- 16401 South 4180 Road Claremore, Oklahoma 74017 United States

Information
- Established: 1908
- Authority: OSDE
- Superintendent: Terry Saul
- Principal: Chris Osburn
- Teaching staff: 26.14 (FTE)
- Enrollment: 379 (2023-2024)
- Student to teacher ratio: 14.50
- Colors: Blue and Vegas gold
- Athletics conference: 3A
- Sports: Football, baseball, softball, track & field, soccer, basketball
- Mascot: Eagle
- Rivals: Inola, Verdigris, Berryhill
- Website: http://www.sequoyaheagles.net

= Sequoyah High School (Claremore, Oklahoma) =

Sequoyah High School is a public high school founded in 1908 located in Claremore, Oklahoma.
The school colors are blue and gold, and the mascot is an eagle.

==History ==
In 1908, the first graduating class left a two-story schoolhouse that was located on the current site. In 1936 an indoor gymnasium and high school building were added.

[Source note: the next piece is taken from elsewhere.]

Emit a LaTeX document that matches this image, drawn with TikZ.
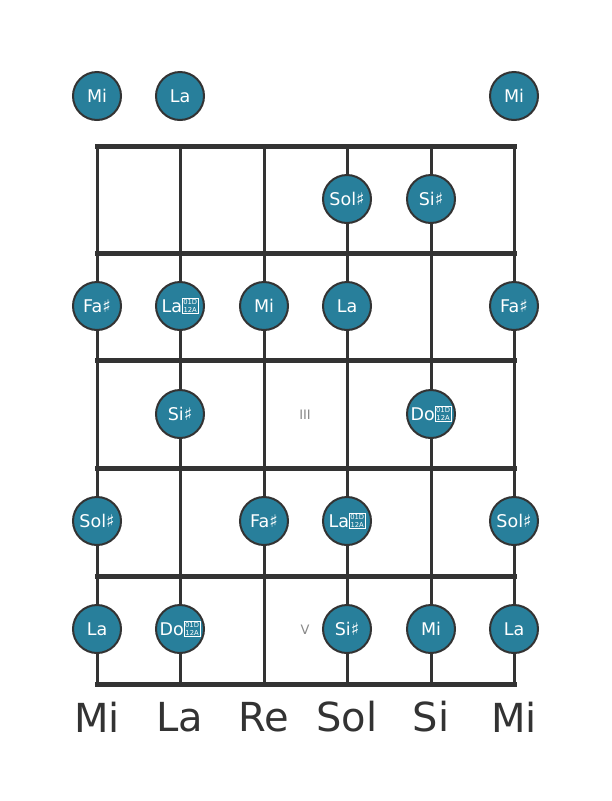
\documentclass[tikz,border=0pt]{standalone}
\usepackage{fontspec}
\setmainfont{DejaVu Sans}
\definecolor{notefill}{RGB}{40,127,155}
\definecolor{linegray}{RGB}{51,51,51}
\definecolor{markgray}{RGB}{136,136,136}
\newcommand{\dsharpbox}{{\setlength{\fboxsep}{0.7pt}\setlength{\fboxrule}{0.6pt}\raisebox{0.2pt}{\fbox{\fontsize{6.8}{6.2}\selectfont\shortstack{01D\\12A}}}}}
\tikzset{
  note/.style={circle, draw=linegray, line width=2pt, fill=notefill, minimum size=48pt, inner sep=0pt, text=white, font=\fontsize{17.5}{17.5}\selectfont},
  stringline/.style={draw=linegray, line width=3pt},
  fretline/.style={draw=linegray, line width=5pt, line cap=rect},
  strlabel/.style={text=linegray, font=\fontsize{40}{40}\selectfont},
  fretmark/.style={text=markgray, font=\fontsize{13}{13}\selectfont}
}
\begin{document}
\begin{tikzpicture}[x=1pt,y=-1pt]
\useasboundingbox (0,0) rectangle (611,801);
% string coordinates
\foreach \i/\x in {1/97,2/180,3/264,4/347,5/431,6/514}{
  \coordinate (s\i t) at (\x,146);
  \coordinate (s\i b) at (\x,684);
}
\foreach \i in {1,...,6}{ \draw[stringline] (s\i t) -- (s\i b); }
% frets
\foreach \j/\y in {0/146,1/253,2/360,3/468,4/576,5/684}{
  \coordinate (f\j l) at (97,\y);
  \coordinate (f\j r) at (514,\y);
  \draw[fretline] (f\j l) -- (f\j r);
}
% fret markers
\node[fretmark] (m3) at (305,415) {III};
\node[fretmark] (m5) at (305,630) {V};
% open notes
\node[note] (o1) at (97,96) {Mi};
\node[note] (o2) at (180,96) {La};
\node[note] (o6) at (514,96) {Mi};
% fret 1
\node[note] (n14) at (347,199) {Sol♯};
\node[note] (n15) at (431,199) {Si♯};
% fret 2
\node[note] (n21) at (97,306) {Fa♯};
\node[note] (n22) at (180,306) {La\dsharpbox};
\node[note] (n23) at (264,306) {Mi};
\node[note] (n24) at (347,306) {La};
\node[note] (n26) at (514,306) {Fa♯};
% fret 3
\node[note] (n32) at (180,414) {Si♯};
\node[note] (n35) at (431,414) {Do\dsharpbox};
% fret 4
\node[note] (n41) at (97,521) {Sol♯};
\node[note] (n43) at (264,521) {Fa♯};
\node[note] (n44) at (347,521) {La\dsharpbox};
\node[note] (n46) at (514,521) {Sol♯};
% fret 5
\node[note] (n51) at (97,629) {La};
\node[note] (n52) at (180,629) {Do\dsharpbox};
\node[note] (n54) at (347,629) {Si♯};
\node[note] (n55) at (431,629) {Mi};
\node[note] (n56) at (514,629) {La};
% string labels
\node[strlabel] (l1) at (97,717) {Mi};
\node[strlabel] (l2) at (180,717) {La};
\node[strlabel] (l3) at (264,717) {Re};
\node[strlabel] (l4) at (347,717) {Sol};
\node[strlabel] (l5) at (431,717) {Si};
\node[strlabel] (l6) at (514,717) {Mi};
\end{tikzpicture}
\end{document}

In 1957 the gym and high school burned to the ground but were rebuilt by 1959. Another fire destroyed the elementary building in 1975. A new elementary school was built.

The next 15 years saw a new middle school, football program, band program, track, and the Olan Graham field house that is still used today.

Every five years patrons have supported bond issues and added land, buildings, and programs.

In 2006, the Eagles won the 2006 State Football Championship with a record of 14–0.